The Court wants us to believe that there are right and wrong ways of dealing with segregation and discrimination. In fact this Court has turned its wrath on every way of dealing with the problem for the past two decades. It blocked enforcement of anti-discrimination laws by imposing requirements for proving intent that insulated the most blatant forms of discrimination from legal redress. It blocked even the most mild forms of affirmative action and voluntary efforts to bring us together. And it has been finding parts of a growing list of anti-discrimination laws unconstitutional. Chief Justice Roberts says it is a sordid business to divide us by race – it is indeed a sordid business to prevent Americans from bridging that divide.
It seems to many that we have been dealing with segregation since 1954 and now it’s time to get back to normal and stop worrying about integrating America.

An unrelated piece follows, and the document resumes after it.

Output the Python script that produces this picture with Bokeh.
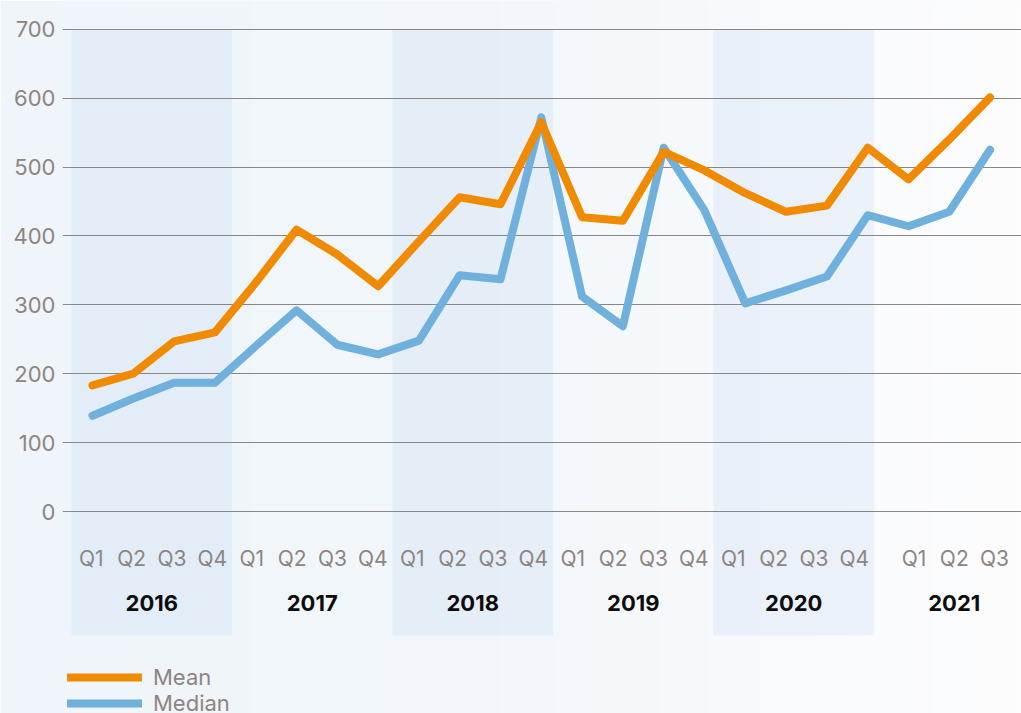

Actually that’s wrong on both ends. Integration has been an issue in America since the founding. Nineteenth century public schools were explicitly designed to bring Americans together by class, national origin and gender. To sustain an effective armed force, the military grappled with integrating Americans across national origin and native language almost as long. By the turn of the twentieth century, business was not only reaching out to customers of all kinds but developing programs to bring together an increasingly diverse immigrant work force. Their efforts were not conceived with time limits. Unity required more than lip service. Americans knew that republican government depended on coming to grips with our common humanity. So we have been dealing with integration for a long time – just not with regard to race..
The view that we have been wiping out discrimination ever since 1954 is also wrong. The goal of racial integration has been undermined since Brown v. Board, by explicit federal policy. It is well documented that federal agencies refused to guarantee loans and discouraged banks from making housing loans to blacks at the very same time that other federal, state and local agencies were busily involved in building highways to the new suburbs. Guess what that did to school integration.

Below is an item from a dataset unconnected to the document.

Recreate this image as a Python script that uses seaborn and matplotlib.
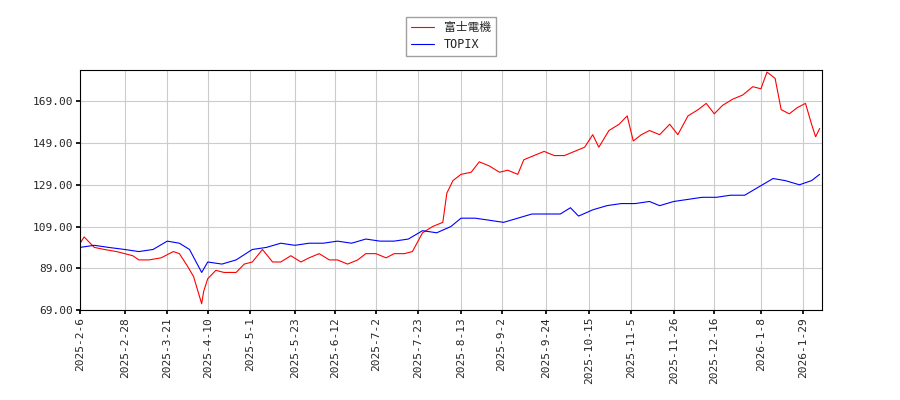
import matplotlib
matplotlib.use("Agg")
import matplotlib.pyplot as plt
import seaborn as sns
import pandas as pd
import numpy as np

fuji_dates = ["2025-02-06","2025-02-08","2025-02-13","2025-02-18","2025-02-24","2025-02-28","2025-03-04","2025-03-07","2025-03-12","2025-03-18","2025-03-24","2025-03-27","2025-03-31","2025-04-03","2025-04-07","2025-04-08","2025-04-10","2025-04-14","2025-04-18","2025-04-24","2025-04-28","2025-05-02","2025-05-07","2025-05-12","2025-05-16","2025-05-21","2025-05-26","2025-05-30","2025-06-04","2025-06-09","2025-06-13","2025-06-18","2025-06-23","2025-06-27","2025-07-02","2025-07-07","2025-07-11","2025-07-16","2025-07-20","2025-07-25","2025-07-30","2025-08-04","2025-08-06","2025-08-09","2025-08-13","2025-08-18","2025-08-22","2025-08-27","2025-09-01","2025-09-05","2025-09-10","2025-09-13","2025-09-18","2025-09-23","2025-09-28","2025-10-03","2025-10-08","2025-10-13","2025-10-17","2025-10-20","2025-10-25","2025-10-30","2025-11-03","2025-11-06","2025-11-10","2025-11-14","2025-11-19","2025-11-24","2025-11-28","2025-12-03","2025-12-08","2025-12-12","2025-12-16","2025-12-20","2025-12-25","2025-12-30","2026-01-04","2026-01-08","2026-01-11","2026-01-15","2026-01-18","2026-01-22","2026-01-26","2026-01-30","2026-02-02","2026-02-04","2026-02-06"]
fuji_vals = [101,104,99,98,97,96,95,93,93,94,97,96,90,85,72,78,84,88,87,87,91,92,98,92,92,95,92,94,96,93,93,91,93,96,96,94,96,96,97,106,109,111,125,131,134,135,140,138,135,136,134,141,143,145,143,143,145,147,153,147,155,158,162,150,153,155,153,158,153,162,165,168,163,167,170,172,176,175,183,180,165,163,166,168,158,152,156]

topix_dates = ["2025-02-06","2025-02-13","2025-02-20","2025-02-28","2025-03-07","2025-03-14","2025-03-21","2025-03-27","2025-04-01","2025-04-07","2025-04-10","2025-04-17","2025-04-24","2025-05-02","2025-05-09","2025-05-16","2025-05-23","2025-05-30","2025-06-06","2025-06-13","2025-06-20","2025-06-27","2025-07-04","2025-07-11","2025-07-18","2025-07-25","2025-08-01","2025-08-08","2025-08-13","2025-08-20","2025-08-27","2025-09-03","2025-09-10","2025-09-17","2025-09-24","2025-10-01","2025-10-06","2025-10-10","2025-10-17","2025-10-24","2025-10-31","2025-11-07","2025-11-14","2025-11-19","2025-11-26","2025-12-03","2025-12-10","2025-12-17","2025-12-24","2025-12-31","2026-01-07","2026-01-14","2026-01-20","2026-01-27","2026-02-02","2026-02-06"]
topix_vals = [99,100,99,98,97,98,102,101,98,87,92,91,93,98,99,101,100,101,101,102,101,103,102,102,103,107,106,109,113,113,112,111,113,115,115,115,118,114,117,119,120,120,121,119,121,122,123,123,124,124,128,132,131,129,131,134]

tick_labels = ["2025-2-6","2025-2-28","2025-3-21","2025-4-10","2025-5-1","2025-5-23","2025-6-12","2025-7-2","2025-7-23","2025-8-13","2025-9-2","2025-9-24","2025-10-15","2025-11-5","2025-11-26","2025-12-16","2026-1-8","2026-1-29"]

sns.set_theme(style="whitegrid")
plt.rcParams['font.family'] = ['DejaVu Sans Mono', 'Noto Sans CJK JP']

fig = plt.figure(figsize=(9, 4), dpi=100)
ax = fig.add_axes([0.089, 0.225, 0.824, 0.6])
df1 = pd.DataFrame({"d": pd.to_datetime(fuji_dates), "v": fuji_vals})
df2 = pd.DataFrame({"d": pd.to_datetime(topix_dates), "v": topix_vals})
sns.lineplot(data=df1, x="d", y="v", color="red", lw=0.8, ax=ax, label="富士電機")
sns.lineplot(data=df2, x="d", y="v", color="blue", lw=0.8, ax=ax, label="TOPIX")

ax.set_xticks(pd.to_datetime(tick_labels))
ax.set_xticklabels(tick_labels, rotation=90, fontsize=8)
ax.set_xlim(pd.Timestamp("2025-02-06"), pd.Timestamp("2026-02-07"))
ax.set_ylim(69, 184)
yt = [69, 89, 109, 129, 149, 169]
ax.set_yticks(yt)
ax.set_yticklabels([f"{v:.2f}" for v in yt], fontsize=8)
ax.set_xlabel(""); ax.set_ylabel("")
ax.grid(color="#cccccc", lw=0.8)
for s in ax.spines.values():
    s.set_color("black"); s.set_linewidth(0.8)
ax.tick_params(length=3, color="black", bottom=True, left=True, pad=2)
ax.set_facecolor("white")
ax.legend(loc="lower center", bbox_to_anchor=(0.5, 1.035), fontsize=8.5, frameon=True,
          fancybox=False, edgecolor="#888888", handlelength=2, borderpad=0.4, labelspacing=0.3)
fig.savefig("out.png", dpi=100, facecolor="white")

To make things worse, so-called “urban renewal” tore down black neighborhoods where the working poor had established, functioning communities, and replaced them with high rise and dangerous housing units wherever we whites decided to put them. Banks, with federal encouragement, redlined the changing inner cities, condemning them to deepening poverty and despair.
So while some blacks managed to climb on the new interracial ladder created in the wake of Brown, others found the climb to a decent living ever more difficult – and segregated. The Court doesn’t call it segregation because the housing and lending decisions weren’t made by school authorities. But just drive around and see the wilful blindness of the Court’s majority.
So the Court compounds the error. By accusing everyone who tries to build bridges of conscious racism, the Court manages to protect the divisions among us that most of America wants to tear down. Truly its justice has been blind – blind to American traditions that have helped make this the great country many of us think should be our birthright.
– Broadcast on WAMC Northeast Report, Jun 30, 2009.